Request:
Take the listing from its first line through the line that contains "6000, interval: 1000" and please retype those lines exactly, leaving out the pictures.

Supplied material:
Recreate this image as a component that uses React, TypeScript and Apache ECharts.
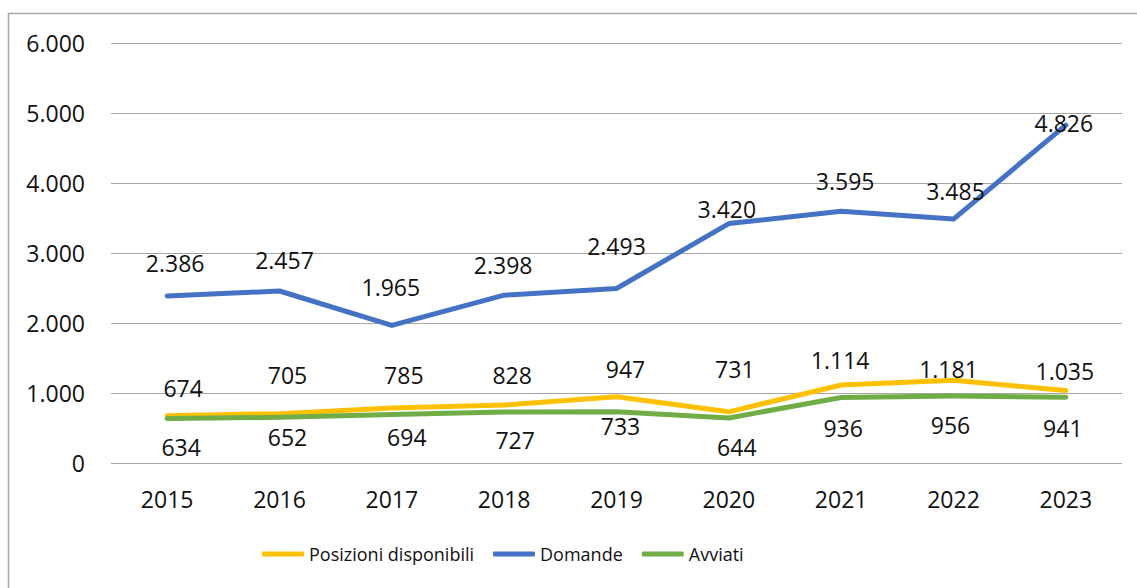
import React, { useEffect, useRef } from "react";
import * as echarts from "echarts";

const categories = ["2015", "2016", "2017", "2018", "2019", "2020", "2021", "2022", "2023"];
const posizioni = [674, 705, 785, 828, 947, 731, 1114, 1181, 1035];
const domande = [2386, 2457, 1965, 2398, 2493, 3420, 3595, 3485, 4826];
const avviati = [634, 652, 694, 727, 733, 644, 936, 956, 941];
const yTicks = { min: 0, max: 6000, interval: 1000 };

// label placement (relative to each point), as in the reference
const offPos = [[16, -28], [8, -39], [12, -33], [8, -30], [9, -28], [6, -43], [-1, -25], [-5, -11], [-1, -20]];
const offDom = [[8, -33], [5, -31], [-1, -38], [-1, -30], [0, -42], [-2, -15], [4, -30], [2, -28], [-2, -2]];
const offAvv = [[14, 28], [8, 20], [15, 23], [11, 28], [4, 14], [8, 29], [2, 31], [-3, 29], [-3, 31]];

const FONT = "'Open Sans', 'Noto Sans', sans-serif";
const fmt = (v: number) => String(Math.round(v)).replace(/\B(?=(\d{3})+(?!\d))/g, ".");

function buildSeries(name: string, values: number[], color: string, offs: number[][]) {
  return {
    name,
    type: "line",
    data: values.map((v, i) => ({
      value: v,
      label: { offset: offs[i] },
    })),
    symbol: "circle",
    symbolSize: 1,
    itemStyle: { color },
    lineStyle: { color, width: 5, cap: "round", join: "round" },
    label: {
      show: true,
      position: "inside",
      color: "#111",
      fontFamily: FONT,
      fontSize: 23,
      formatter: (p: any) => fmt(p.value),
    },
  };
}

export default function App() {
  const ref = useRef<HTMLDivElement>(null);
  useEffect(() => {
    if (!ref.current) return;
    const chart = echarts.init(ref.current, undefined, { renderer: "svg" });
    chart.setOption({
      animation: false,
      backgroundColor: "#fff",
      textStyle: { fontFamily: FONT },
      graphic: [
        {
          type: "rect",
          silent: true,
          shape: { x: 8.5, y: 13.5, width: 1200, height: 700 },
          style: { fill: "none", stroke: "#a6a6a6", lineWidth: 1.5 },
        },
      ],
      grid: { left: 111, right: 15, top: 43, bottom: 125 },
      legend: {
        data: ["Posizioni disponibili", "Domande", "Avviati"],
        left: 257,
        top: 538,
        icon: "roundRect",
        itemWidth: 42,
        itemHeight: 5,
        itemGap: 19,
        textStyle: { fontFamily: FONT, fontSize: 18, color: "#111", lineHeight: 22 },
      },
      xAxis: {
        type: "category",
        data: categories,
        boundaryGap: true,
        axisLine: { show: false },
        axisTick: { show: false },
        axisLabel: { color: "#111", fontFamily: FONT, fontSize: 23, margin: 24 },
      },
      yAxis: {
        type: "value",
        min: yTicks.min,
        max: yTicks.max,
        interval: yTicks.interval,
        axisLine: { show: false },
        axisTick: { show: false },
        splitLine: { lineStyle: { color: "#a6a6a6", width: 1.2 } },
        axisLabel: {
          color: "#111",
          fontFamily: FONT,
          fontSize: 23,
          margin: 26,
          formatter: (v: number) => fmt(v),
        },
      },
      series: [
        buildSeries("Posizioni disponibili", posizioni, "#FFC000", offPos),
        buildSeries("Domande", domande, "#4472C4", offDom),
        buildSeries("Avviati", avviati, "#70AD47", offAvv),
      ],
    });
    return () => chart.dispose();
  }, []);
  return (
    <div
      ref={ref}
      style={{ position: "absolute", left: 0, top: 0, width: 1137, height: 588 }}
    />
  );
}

Correct answer:
Recreate this image as a component that uses React, TypeScript and Apache ECharts.
import React, { useEffect, useRef } from "react";
import * as echarts from "echarts";

const categories = ["2015", "2016", "2017", "2018", "2019", "2020", "2021", "2022", "2023"];
const posizioni = [674, 705, 785, 828, 947, 731, 1114, 1181, 1035];
const domande = [2386, 2457, 1965, 2398, 2493, 3420, 3595, 3485, 4826];
const avviati = [634, 652, 694, 727, 733, 644, 936, 956, 941];
const yTicks = { min: 0, max: 6000, interval: 1000 };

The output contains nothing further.